Shahryar Nashat/Photo: Courtesy of Renaissance Society
For weeks before the opening of Shahryar Nashat and Bruce Hainley’s show at the Renaissance Society, the only information critics and the public had from the duo was a candid photo of Robert Pattinson snapped sitting outside, eating pizza. At some point the two substituted a couple more photos of Pattinson pulled from Instagram, images we understand to be operating in lieu of a title for their show.
Although undoubtedly designed to provoke, the images-as-title offered plenty of clues as to what the show might be about. Celebrity, social media, humor and play, reality (or its simulation), the body were all issues at play in the gesture. Refusing the convention of an exhibition title also hinted at the artists’ broader interest in challenging art’s conventions and that is, perhaps, the aspect of the chaotic show at the Ren that is most readily apparent.
In what has become typical practice for artists playing with the Ren’s space, Nashat and Hainley have retrofitted the gallery entrance, installing a work by the artist who goes by the name Puppies Puppies, consisting of a bright, almost garish set of green spotlights and a beaded curtain visitors must pass through to enter the space. On either side of the entranceway a set of speakers projects a robotic voice thanking the participating artists, including Robert Pattinson, as though announcing the performers about to grace a stage.

Shahryar Nashat/Photo: Courtesy of Renaissance Society
The show itself contains little of Nashat and Hainley’s own work, consisting instead of the work of others, although the two decidedly reject the notion that it is a group show.
A rarely shown video work by Larry Clark plays across three monitors which are triangulated above a small oil painting by Karen Kilimnik featuring the outline of a woman’s face stripped of defining features. There are other images of faceless heads on view in the space. Directly across from the Clark and Kilimnik are two identical prints by Larry Johnson which feature sketches of what the title tells us is Chelsea Manning’s face in varying states of completion. In another corner, Marie Laurencin’s “Head of a Young Woman” from 1926, borrowed from the Art Institute, is installed across from a stage upon which pole dancers hired from Fly Club Chicago will perform every hour the gallery is open.

Gallery view, the Renaissance Society at the University of Chicago, 2023/Photo: Robert Chase Heishman
The dancers, as well as a number of other works on view, challenge the art world’s definition of art and artist as well as what happens to a body when it is no longer the property of its owner, as Hainley put it in an artist talk.

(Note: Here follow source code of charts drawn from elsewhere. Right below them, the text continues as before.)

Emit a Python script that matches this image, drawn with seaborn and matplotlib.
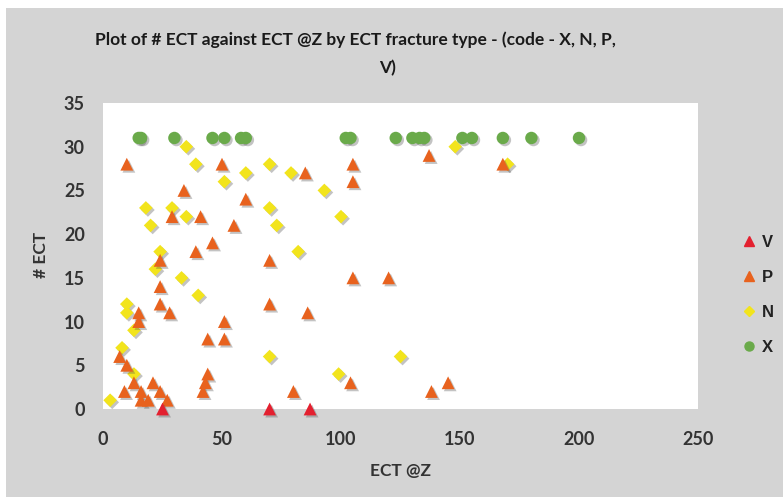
import matplotlib
matplotlib.use("Agg")
import matplotlib.pyplot as plt
import matplotlib.patheffects as pe
from matplotlib.patches import Rectangle
from matplotlib.lines import Line2D
import seaborn as sns
import pandas as pd

# ---- data ----
x_vals = [15, 16, 30, 46, 51, 58, 60, 102, 104, 123, 130, 133, 135, 151, 155, 168, 180, 200]
x_ect = [31] * len(x_vals)

n_vals = [3, 8, 10, 10, 13, 13, 18, 20, 22, 24, 29, 33, 35, 35, 39, 40, 51, 60, 70, 70,
          73, 79, 82, 93, 100, 70, 99, 125, 148, 170]
n_ect = [1, 7, 12, 11, 9, 4, 23, 21, 16, 18, 23, 15, 30, 22, 28, 13, 26, 27, 28, 23,
         21, 27, 18, 25, 22, 6, 4, 6, 30, 28]

p_vals = [10, 50, 85, 105, 105, 137, 168, 34, 60, 29, 41, 55, 24, 39, 46, 70, 105, 120,
          24, 24, 28, 15, 15, 70, 86, 51, 44, 51, 7, 10, 44, 43, 42, 21, 9, 13, 16, 16,
          24, 27, 19, 80, 104, 138, 145]
p_ect = [28, 28, 27, 28, 26, 29, 28, 25, 24, 22, 22, 21, 17, 18, 19, 17, 15, 15,
         14, 12, 11, 11, 10, 12, 11, 10, 8, 8, 6, 5, 4, 3, 2, 3, 2, 3, 2, 1,
         2, 1, 1, 2, 3, 2, 3]

v_vals = [25, 70, 87]
v_ect = [0, 0, 0]

x_ticks = [0, 50, 100, 150, 200, 250]
y_ticks = [0, 5, 10, 15, 20, 25, 30, 35]

title_line1 = "Plot of # ECT against ECT @Z by ECT fracture type - (code - X, N, P,"
title_line2 = "V)"

# ---- styling ----
sns.set_style("white")
plt.rcParams['font.family'] = ['Lato', 'DejaVu Sans']

W, H = 783, 497
fig = plt.figure(figsize=(W / 100, H / 100), dpi=100)
fig.patch.set_facecolor('white')
fig.add_artist(Rectangle((6 / W, 0), 1 - 6 / W, 1 - 8 / H, transform=fig.transFigure,
                         facecolor='#d4d4d4', edgecolor='none', zorder=-10))

ax = fig.add_axes([103 / W, 1 - 409 / H, 595 / W, 306 / H])
ax.set_facecolor('white')

shadow = [pe.SimplePatchShadow(offset=(1.5, -1.5), shadow_rgbFace='#555555', alpha=0.35), pe.Normal()]

series = [
    ("X", x_vals, x_ect, 'o', '#6aaa4a', 80),
    ("N", n_vals, n_ect, 'D', '#f2e41c', 48),
    ("P", p_vals, p_ect, '^', '#e8621e', 85),
    ("V", v_vals, v_ect, '^', '#e3202f', 85),
]
for name, xs, ys, mk, col, sz in series:
    df = pd.DataFrame({"ECT @Z": xs, "# ECT": ys})
    sns.scatterplot(data=df, x="ECT @Z", y="# ECT", marker=mk, color=col, s=sz,
                    edgecolor='none', linewidth=0, ax=ax, clip_on=False, zorder=3,
                    path_effects=shadow)

ax.set_xlim(0, 250)
ax.set_ylim(0, 35)
ax.set_xticks(x_ticks)
ax.set_yticks(y_ticks)
for s in ax.spines.values():
    s.set_visible(False)
ax.tick_params(axis='x', length=0, pad=16, labelsize=13, labelcolor='#333333')
ax.tick_params(axis='y', length=0, pad=13, labelsize=13, labelcolor='#333333')
for lab in ax.get_xticklabels() + ax.get_yticklabels():
    lab.set_fontweight('bold')

ax.set_xlabel("")
ax.set_ylabel("")
fig.text(400 / W, 1 - 471 / H, "ECT @Z", ha='center', va='center', fontsize=12.5,
         fontweight='bold', color='#333333')
fig.text(41 / W, 1 - 255 / H, "# ECT", ha='center', va='center', rotation=90, fontsize=12.5,
         fontweight='bold', color='#333333')

fig.text(355 / W, 1 - 40 / H, title_line1, ha='center', va='center', fontsize=12.5,
         fontweight='bold', color='#1a1a1a')
fig.text(388 / W, 1 - 68 / H, title_line2, ha='center', va='center', fontsize=12.5,
         fontweight='bold', color='#1a1a1a')

handles = [
    Line2D([], [], marker='^', color='#e3202f', linestyle='none', markersize=7),
    Line2D([], [], marker='^', color='#e8621e', linestyle='none', markersize=7),
    Line2D([], [], marker='D', color='#f2e41c', linestyle='none', markersize=5.5),
    Line2D([], [], marker='o', color='#6aaa4a', linestyle='none', markersize=6.5),
]
leg = fig.legend(handles, ["V", "P", "N", "X"], loc='upper left',
                 bbox_to_anchor=(727 / W, 1 - 220 / H), frameon=False,
                 labelspacing=1.2, handlelength=0.8, handletextpad=0.4,
                 prop={'family': 'Liberation Sans', 'weight': 'bold', 'size': 12})
for t in leg.get_texts():
    t.set_color('#222222')

fig.savefig("out.png", dpi=100, facecolor=fig.get_facecolor())
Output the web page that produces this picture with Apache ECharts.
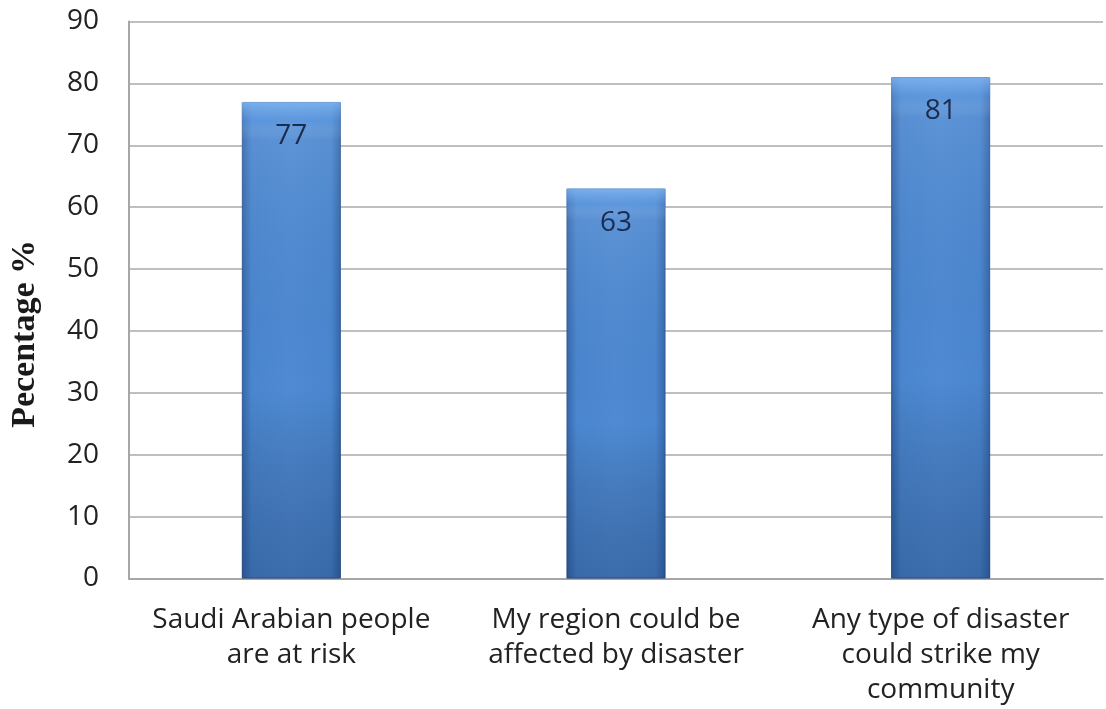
<!DOCTYPE html>
<html>
<head>
<meta charset="utf-8">
<style>
  html, body { margin: 0; padding: 0; background: #ffffff; }
  #chart { width: 1106px; height: 709px; }
</style>
<script src="https://cdn.jsdelivr.net/npm/echarts@6/dist/echarts.min.js"></script>
</head>
<body>
<div id="chart"></div>
<script>
// Survey statements and share of respondents agreeing (%)
const categories = [
  'Saudi Arabian people\nare at risk',
  'My region could be\naffected by disaster',
  'Any type of disaster\ncould strike my\ncommunity'
];
const percentages = [77, 63, 81];
const yTicks = { min: 0, max: 90, interval: 10 };
const axisTitle = 'Pecentage %';

const chart = echarts.init(document.getElementById('chart'), null, { renderer: 'canvas' });

const fontBody = '"Open Sans", "Noto Sans", sans-serif';

chart.setOption({
  animation: false,
  backgroundColor: '#ffffff',
  grid: { left: 129, right: 3, top: 21.5, bottom: 130.5, containLabel: false },
  xAxis: {
    type: 'category',
    data: categories,
    axisLine: { show: true, lineStyle: { color: '#a6a6a6', width: 2 } },
    axisTick: { show: false },
    axisLabel: {
      color: '#222222',
      fontFamily: fontBody,
      fontSize: 28,
      lineHeight: 35,
      margin: 24,
      interval: 0
    }
  },
  yAxis: {
    type: 'value',
    min: yTicks.min,
    max: yTicks.max,
    interval: yTicks.interval,
    axisLine: { show: true, lineStyle: { color: '#a6a6a6', width: 2 } },
    axisTick: { show: false },
    splitLine: { show: true, lineStyle: { color: '#bfbfbf', width: 2 } },
    axisLabel: {
      color: '#222222',
      fontFamily: fontBody,
      fontSize: 28,
      margin: 30
    }
  },
  graphic: [{
    type: 'text',
    left: 8,
    top: 240,
    rotation: Math.PI / 2,
    style: {
      text: axisTitle,
      fontFamily: '"Liberation Serif", "DejaVu Serif", serif',
      fontWeight: 'bold',
      fontSize: 34,
      fill: '#1a1a1a'
    }
  }],
  series: [
    {
      // main bar body: darker sides, lighter middle
      type: 'bar',
      data: percentages,
      barWidth: 99,
      itemStyle: {
        borderColor: '#2e5b98',
        borderWidth: 1,
        color: {
          type: 'linear', x: 0, y: 0, x2: 1, y2: 0,
          colorStops: [
            { offset: 0, color: '#3567aa' },
            { offset: 0.1, color: '#4a86cf' },
            { offset: 0.5, color: '#4f8ad3' },
            { offset: 0.9, color: '#4a86cf' },
            { offset: 1, color: '#3567aa' }
          ]
        }
      },
      z: 2
    },
    {
      // shading overlay: light top bevel fading to a deeper base
      type: 'bar',
      data: percentages,
      barWidth: 99,
      barGap: '-100%',
      itemStyle: {
        color: {
          type: 'linear', x: 0, y: 0, x2: 0, y2: 1,
          colorStops: [
            { offset: 0, color: 'rgba(140,190,245,0.75)' },
            { offset: 0.04, color: 'rgba(120,175,240,0.35)' },
            { offset: 0.08, color: 'rgba(255,255,255,0.08)' },
            { offset: 0.6, color: 'rgba(0,0,0,0.0)' },
            { offset: 1, color: 'rgba(10,30,70,0.28)' }
          ]
        }
      },
      label: {
        show: true,
        position: 'insideTop',
        distance: 20,
        color: '#1b2d4f',
        fontFamily: fontBody,
        fontSize: 28
      },
      z: 3
    }
  ]
});
</script>
</body>
</html>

TikTok figures prominently. A series of curated, regularly updated TikTok videos play on a loop on three smartphones installed in multiple positions on a plastic-covered work table. The videos, some of which are funny, some more troubling, also play on a small speaker, their sound occasionally erupting to take over the larger speakers at the gallery entrance. In a crawlspace-like area cut out of one gallery wall, visitors can step inside to watch videos of two livestreams, one of kittens sleeping and another, from Twitch featuring Sleeping Pig’s livestream of, unsurprisingly, a sleeping body. Both livestreams, as well as the dancers, and a range of other collaborators (again including Robert Pattinson) are credited in the gallery’s exhibition checklist.
As this description indicates the show is a lot, both visually and aurally. It is full of activity and it feels vibrant as it engages, appropriately, the entirety of the visitor’s body and sensorium. Stepping into the show is overwhelming. I didn’t know where to start, what to look at first. I was, as Nashat and Hainley no doubt imagined, continually returning my attention to the dancers and getting distracted by the fragmented soundtrack bumping from the gallery’s speakers. Much like our experience online, I walked around the space several times before I could focus my attention on a single work. There is much that could be said about the show’s commentary on ownership, the fine line between tragedy and comedy, art and non-art, between looking and being looked at. But perhaps the most salient statement the two are making is the way in which the Internet is the primary culprit responsible for destroying these lines altogether.
Shahryar Nashat and Bruce Hainley at the Renaissance Society at the University of Chicago, 5811 South Ellis, Cobb Hall, 4th Floor, on view through July 2.